AIM OF THE TASK
Leave the pictures out and retype the lines from the beginning through the line with "const rightLabels = [0, 1, 2, 3, 4, 5, 6]", both ends included.

DATA EXTRACT
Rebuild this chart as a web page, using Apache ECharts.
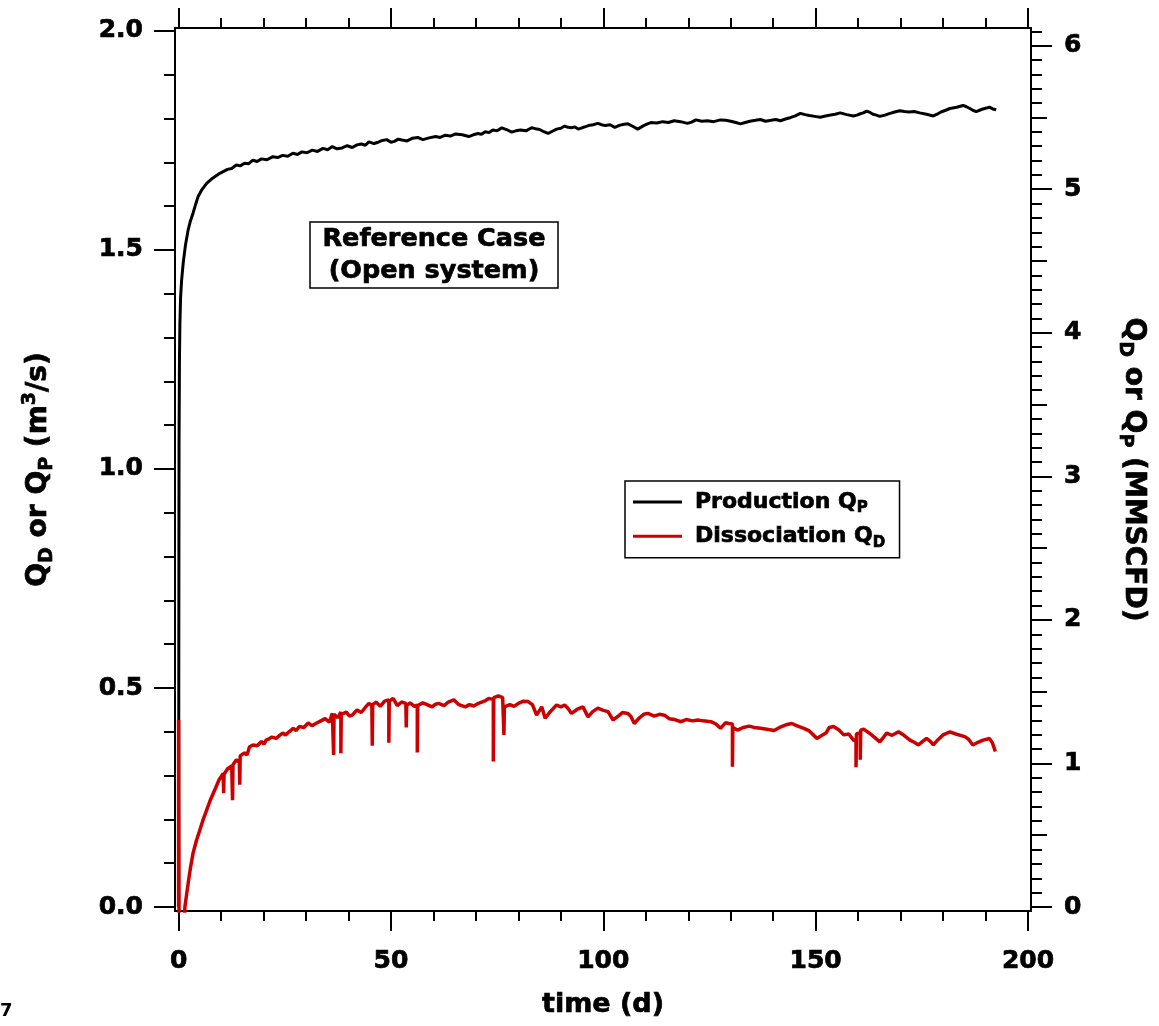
<!DOCTYPE html>
<html>
<head>
<meta charset="utf-8">
<script src="https://cdn.jsdelivr.net/npm/echarts@6/dist/echarts.min.js"></script>
<style>
  html, body { margin: 0; padding: 0; background: #fff; }
  #chart { width: 1159px; height: 1026px; }
</style>
</head>
<body>
<div id="chart"></div>
<script>
// m3/s -> MMSCFD
const CONV = 3.0512

// tick labels
const timeLabels = [0, 50, 100, 150, 200]
const leftLabels = [0, 0.5, 1.0, 1.5, 2.0]
const rightLabels = [0, 1, 2, 3, 4, 5, 6]

// Production Q_P  [time (d), m3/s]
const productionQP = [
  [0, 0], [0.05, 0.6], [0.1, 1.05], [0.2, 1.25], [0.3, 1.33], [0.47, 1.393], [0.7, 1.43], [1.08, 1.47],
  [1.6, 1.51], [2.25, 1.546], [2.8, 1.567], [3.4, 1.584], [4.0, 1.604], [4.6, 1.622], [5.5, 1.638],
  [6.6, 1.652], [8, 1.664], [9.7, 1.675], [10.5, 1.679], [11.5, 1.684], [12.5, 1.686], [13.6, 1.694],
  [14.5, 1.692], [15.5, 1.698], [16.5, 1.697], [17.5, 1.705], [18.5, 1.702], [19.5, 1.708], [20.8, 1.706],
  [22.2, 1.713], [23.3, 1.711], [24.5, 1.716], [25.7, 1.714], [26.9, 1.721], [28, 1.718], [29, 1.724],
  [30.2, 1.722], [31.5, 1.728], [32.7, 1.725], [34, 1.732], [35.1, 1.729], [36.2, 1.736], [37.3, 1.731],
  [38.5, 1.733], [39.7, 1.738], [40.9, 1.734], [42, 1.740], [43, 1.742], [44, 1.739], [44.8, 1.747],
  [46, 1.743], [47, 1.746], [48, 1.750], [49, 1.752], [50, 1.746], [50.8, 1.748], [51.7, 1.753],
  [52.6, 1.751], [53.8, 1.749], [55, 1.755], [56.3, 1.757], [57.5, 1.752], [59, 1.756], [60.5, 1.759],
  [61.6, 1.757], [62.8, 1.762], [64, 1.760], [65.2, 1.765], [66.8, 1.763], [68.3, 1.759], [69.4, 1.763],
  [70.5, 1.766], [71.3, 1.764], [72.2, 1.770], [73.1, 1.768], [74, 1.774], [75, 1.772], [76.1, 1.779],
  [77.2, 1.775], [78.4, 1.769], [79.4, 1.772], [80.5, 1.774], [81.8, 1.772], [83.1, 1.779], [84, 1.777],
  [85, 1.775], [86, 1.770], [87.0, 1.766], [88, 1.771], [89, 1.776], [90, 1.778], [90.9, 1.783],
  [91.7, 1.780], [92.5, 1.779], [93.3, 1.781], [94.1, 1.776], [95.3, 1.780], [96.5, 1.784], [97.6, 1.786],
  [98.7, 1.789], [99.6, 1.786], [100.5, 1.784], [101.6, 1.786], [102.7, 1.780], [103.4, 1.783], [104, 1.785],
  [104.9, 1.787], [105.8, 1.788], [107, 1.782], [108.1, 1.776], [108.8, 1.780], [109.5, 1.784], [110.4, 1.788],
  [111.2, 1.791], [112.6, 1.790], [114, 1.793], [115.3, 1.791], [116.7, 1.795], [118.2, 1.793], [119.8, 1.789],
  [120.8, 1.792], [121.8, 1.797], [123.2, 1.794], [124.5, 1.795], [126, 1.793], [127.6, 1.797], [128.8, 1.796],
  [130, 1.794], [131.2, 1.791], [132.3, 1.788], [133.4, 1.791], [134.5, 1.794], [135.8, 1.796], [137.0, 1.798],
  [138.2, 1.794], [139.5, 1.796], [140.6, 1.798], [141.7, 1.795], [142.9, 1.799], [144, 1.802], [145.2, 1.806],
  [146.4, 1.812], [147.5, 1.809], [148.5, 1.807], [149.8, 1.805], [151.1, 1.803], [152.3, 1.806], [153.5, 1.808],
  [154.6, 1.810], [155.8, 1.813], [157.3, 1.809], [158.9, 1.806], [159.7, 1.808], [160.5, 1.811], [161.2, 1.813],
  [162.0, 1.817], [162.8, 1.814], [163.5, 1.810], [164.3, 1.808], [165.1, 1.805], [166.3, 1.808], [167.5, 1.812],
  [168.6, 1.815], [169.8, 1.818], [170.9, 1.816], [172, 1.815], [173.2, 1.816], [174.5, 1.813], [176.1, 1.810],
  [177.7, 1.806], [178.6, 1.810], [179.5, 1.815], [180.6, 1.819], [181.6, 1.823], [183.2, 1.826], [184.7, 1.830],
  [185.5, 1.827], [186.3, 1.823], [187, 1.819], [187.8, 1.816], [188.6, 1.819], [189.4, 1.822], [190.2, 1.824],
  [190.9, 1.826], [191.7, 1.822], [192.5, 1.820]
]

// Dissociation Q_D  [time (d), m3/s]  (downward spikes included)
const dissociationQD = [
  [0, 0], [0, 0.427], [0.05, 0.427], [0.1, -0.05], [1.3, -0.05], [1.48, 0], [1.9, 0.03], [2.25, 0.054],
  [2.8, 0.09], [3.4, 0.123], [4.2, 0.152], [5.0, 0.176], [5.8, 0.2], [6.6, 0.221], [7.5, 0.245], [8.5, 0.267],
  [9.5, 0.29], [10.5, 0.305], [10.6, 0.26], [10.7, 0.303], [11.5, 0.315], [12.5, 0.322], [12.7, 0.244],
  [12.8, 0.325], [13.6, 0.336], [14.3, 0.33], [14.4, 0.279], [14.5, 0.345], [15.5, 0.352], [16.1, 0.347],
  [16.7, 0.366], [17.5, 0.37], [18.5, 0.368], [19.5, 0.378], [20.1, 0.372], [20.6, 0.381], [21.3, 0.384],
  [22, 0.388], [23, 0.385], [23.8, 0.392], [24.5, 0.397], [25.2, 0.393], [26, 0.4], [27, 0.408],
  [27.7, 0.403], [28.4, 0.412], [29.5, 0.41], [30.5, 0.42], [31.4, 0.414], [32.3, 0.419], [33.5, 0.425],
  [34.5, 0.43], [35.5, 0.422], [36.2, 0.442], [36.5, 0.442], [36.5, 0.347], [36.6, 0.44], [37.5, 0.432],
  [38.2, 0.445], [38.2, 0.351], [38.3, 0.44], [39.5, 0.445], [40.2, 0.436], [40.9, 0.438], [42, 0.45],
  [43, 0.444], [43.9, 0.455], [44.8, 0.465], [45.5, 0.46], [45.6, 0.368], [45.7, 0.462], [46.5, 0.468],
  [47.5, 0.458], [48.5, 0.47], [49.5, 0.473], [49.5, 0.375], [49.6, 0.47], [50.5, 0.476], [51.5, 0.46],
  [52.5, 0.468], [53.5, 0.465], [53.6, 0.41], [53.7, 0.46], [54.5, 0.466], [55.5, 0.458], [56.2, 0.461],
  [56.2, 0.353], [56.3, 0.46], [57.5, 0.466], [58.5, 0.462], [59.7, 0.457], [60.5, 0.463], [61.2, 0.465],
  [62.5, 0.46], [63.5, 0.468], [64.8, 0.473], [66, 0.462], [67.5, 0.457], [68.5, 0.462], [69.5, 0.459],
  [70.6, 0.465], [72, 0.47], [73, 0.476], [74.1, 0.474], [74.1, 0.332], [74.2, 0.478], [75.3, 0.482],
  [76.3, 0.478], [76.6, 0.393], [76.7, 0.457], [78, 0.462], [79, 0.458], [80, 0.465], [81.2, 0.47],
  [82.3, 0.469], [83.3, 0.462], [84.3, 0.438], [85.5, 0.457], [86.3, 0.431], [87.5, 0.446], [89, 0.461],
  [90, 0.457], [90.9, 0.461], [91.8, 0.452], [92.5, 0.442], [93.8, 0.451], [95.2, 0.457], [96.4, 0.434],
  [97.5, 0.446], [98.7, 0.454], [100, 0.449], [101.1, 0.446], [102.3, 0.427], [103.5, 0.436], [104.5, 0.444],
  [105.8, 0.442], [106.5, 0.435], [107.3, 0.419], [108.5, 0.432], [109.5, 0.44], [110.5, 0.442], [112, 0.436],
  [113.2, 0.44], [114.4, 0.438], [115.5, 0.43], [116.8, 0.428], [118.3, 0.423], [119.5, 0.428], [121, 0.425],
  [122.2, 0.427], [123.5, 0.425], [125.3, 0.423], [126.5, 0.418], [127.6, 0.408], [128.8, 0.421], [129.5, 0.419],
  [130.4, 0.418], [130.4, 0.32], [130.5, 0.41], [131.6, 0.404], [133, 0.41], [134.3, 0.413], [135.5, 0.41],
  [137, 0.408], [138.5, 0.406], [140.2, 0.403], [141.5, 0.41], [143, 0.416], [144.4, 0.419], [145.5, 0.414],
  [147.2, 0.408], [148.5, 0.402], [150.3, 0.385], [151.5, 0.392], [152.5, 0.398], [153.2, 0.41], [154.2, 0.412],
  [155.5, 0.404], [156.6, 0.393], [157.8, 0.395], [158.9, 0.381], [159.5, 0.381], [159.5, 0.319], [159.6, 0.395],
  [160.5, 0.398], [160.5, 0.336], [160.6, 0.404], [161.3, 0.406], [162.5, 0.398], [163.8, 0.388], [165.1, 0.377],
  [166, 0.388], [166.7, 0.397], [168, 0.392], [169.5, 0.4], [170.8, 0.392], [172.2, 0.381], [173.2, 0.376],
  [174.2, 0.37], [175.2, 0.378], [176.1, 0.385], [177, 0.378], [177.7, 0.37], [178.8, 0.382], [180, 0.393],
  [181.6, 0.4], [183, 0.395], [185.1, 0.389], [186, 0.383], [187, 0.37], [188.2, 0.376], [189.4, 0.381],
  [190.3, 0.383], [190.9, 0.385], [191.6, 0.375], [192.3, 0.355]
]

// axis ranges (Igor-style frame sits a few px outside the 0 / 2.0 lines)
const xMin = -0.85, xMax = 200.7
const yMin = -0.0091, yMax = 2.0068

// minor tick positions
function steps(from, to, step, skip) {
  const out = []
  for (let i = 0; from + i * step <= to + 1e-9; i++) {
    const v = +(from + i * step).toFixed(3)
    if (!skip.some(s => Math.abs(s - v) < 1e-6)) out.push(v)
  }
  return out
}
const xMinor = steps(0, 200, 10, timeLabels)
const leftMinor = steps(0, 2.0, 0.1, leftLabels)
const rightMid = steps(0.5, 6, 1, [])
const rightMinor = steps(0, 6.1, 0.1, rightLabels.concat(rightMid))

const FONT = 'DejaVu Sans'
// a thin stroke makes the glyphs as heavy as the original Helvetica Bold
const heavy = { textBorderColor: '#000', textBorderWidth: 0.7 }

const chart = echarts.init(document.getElementById('chart'))

function xAx(pos, ticks, len, opts) {
  return Object.assign({
    type: 'value', position: pos, min: xMin, max: xMax,
    axisLine: { show: true, onZero: false, lineStyle: { color: '#000', width: 2 } },
    axisTick: { show: true, customValues: ticks, length: len, lineStyle: { color: '#000', width: 2 } },
    axisLabel: { show: false },
    splitLine: { show: false }
  }, opts || {})
}
function yAx(pos, lo, hi, ticks, len, opts) {
  return Object.assign({
    type: 'value', position: pos, min: lo, max: hi,
    axisLine: { show: true, onZero: false, lineStyle: { color: '#000', width: 2 } },
    axisTick: { show: true, customValues: ticks, length: len, lineStyle: { color: '#000', width: 2 } },
    axisLabel: { show: false },
    splitLine: { show: false }
  }, opts || {})
}

const subRich = {
  s: Object.assign({ fontSize: 19, fontWeight: 'bold', fontFamily: FONT, color: '#000', lineHeight: 20, verticalAlign: 'bottom' }, heavy),
  u: Object.assign({ fontSize: 19, fontWeight: 'bold', fontFamily: FONT, color: '#000', lineHeight: 20, verticalAlign: 'top' }, heavy)
}
const tickFont = Object.assign({ fontSize: 25, fontWeight: 'bold', color: '#000', fontFamily: FONT }, heavy)

const option = {
  backgroundColor: '#fff',
  animation: false,
  textStyle: { fontFamily: FONT },
  grid: { left: 175, top: 28, right: 124, bottom: 115, containLabel: false },
  title: {
    text: 'Reference Case\n(Open system)',
    left: 422, top: 222,
    textAlign: 'center',
    borderColor: '#000', borderWidth: 1.5,
    padding: [1, 12],
    textStyle: Object.assign({ fontSize: 25.5, fontWeight: 'bold', color: '#000', lineHeight: 32, fontFamily: FONT }, heavy)
  },
  legend: {
    orient: 'vertical',
    left: 625, top: 481,
    borderColor: '#000', borderWidth: 1.5,
    padding: [7, 14, 7, 8],
    itemGap: 6,
    itemWidth: 49, itemHeight: 3,
    icon: 'rect',
    formatter: name => name === 'Production' ? 'Production Q{s|P}' : 'Dissociation Q{s|D}',
    textStyle: Object.assign({
      fontSize: 22, fontWeight: 'bold', color: '#000', fontFamily: FONT, lineHeight: 28,
      padding: [0, 0, 0, 8],
      rich: {
        s: Object.assign({ fontSize: 15, fontWeight: 'bold', fontFamily: FONT, color: '#000', lineHeight: 17, verticalAlign: 'bottom' }, heavy)
      }
    }, heavy),
    data: ['Production', 'Dissociation']
  },
  xAxis: [
    xAx('bottom', timeLabels, 20, {
      name: 'time (d)', nameLocation: 'middle', nameGap: 80,
      nameTextStyle: Object.assign({ fontSize: 27, fontWeight: 'bold', color: '#000', fontFamily: FONT }, heavy),
      axisLabel: Object.assign({ show: true, customValues: timeLabels, margin: 38 }, tickFont)
    }),
    xAx('bottom', xMinor, 10),
    xAx('top', timeLabels, 20),
    xAx('top', xMinor, 10)
  ],
  yAxis: [
    yAx('left', yMin, yMax, leftLabels, 21, {
      name: 'Q{s|D} or Q{s|P} (m{u|3}/s)', nameLocation: 'middle', nameGap: 118, nameRotate: 90,
      nameTextStyle: Object.assign({ fontSize: 28, fontWeight: 'bold', color: '#000', fontFamily: FONT, lineHeight: 36, rich: subRich }, heavy),
      axisLabel: Object.assign({ show: true, customValues: leftLabels, margin: 32, formatter: v => v.toFixed(1) }, tickFont)
    }),
    yAx('left', yMin, yMax, leftMinor, 11),
    yAx('right', yMin * CONV, yMax * CONV, rightLabels, 21, {
      name: 'Q{s|D} or Q{s|P} (MMSCFD)', nameLocation: 'middle', nameGap: 84, nameRotate: -90,
      nameTextStyle: Object.assign({ fontSize: 28, fontWeight: 'bold', color: '#000', fontFamily: FONT, lineHeight: 36, rich: subRich }, heavy),
      axisLabel: Object.assign({ show: true, customValues: rightLabels, margin: 33, formatter: v => String(Math.round(v)) }, tickFont)
    }),
    yAx('right', yMin * CONV, yMax * CONV, rightMid, 16),
    yAx('right', yMin * CONV, yMax * CONV, rightMinor, 11)
  ],
  graphic: [
    { type: 'text', left: 0, top: 1002, style: { text: '7', fontSize: 18, fontWeight: 'bold', fontFamily: FONT, fill: '#000' } }
  ],
  series: [
    {
      name: 'Production', type: 'line', xAxisIndex: 0, yAxisIndex: 0,
      data: productionQP, showSymbol: false, symbol: 'none', color: '#000',
      lineStyle: { color: '#000', width: 3 }, z: 2
    },
    {
      name: 'Dissociation', type: 'line', xAxisIndex: 0, yAxisIndex: 0,
      data: dissociationQD, showSymbol: false, symbol: 'none', color: '#cc0000',
      lineStyle: { color: '#cc0000', width: 3.5 }, z: 3
    }
  ]
}

chart.setOption(option)
</script>
</body>
</html>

THE OUTPUT
Rebuild this chart as a web page, using Apache ECharts.
<!DOCTYPE html>
<html>
<head>
<meta charset="utf-8">
<script src="https://cdn.jsdelivr.net/npm/echarts@6/dist/echarts.min.js"></script>
<style>
  html, body { margin: 0; padding: 0; background: #fff; }
  #chart { width: 1159px; height: 1026px; }
</style>
</head>
<body>
<div id="chart"></div>
<script>
// m3/s -> MMSCFD
const CONV = 3.0512

// tick labels
const timeLabels = [0, 50, 100, 150, 200]
const leftLabels = [0, 0.5, 1.0, 1.5, 2.0]
const rightLabels = [0, 1, 2, 3, 4, 5, 6]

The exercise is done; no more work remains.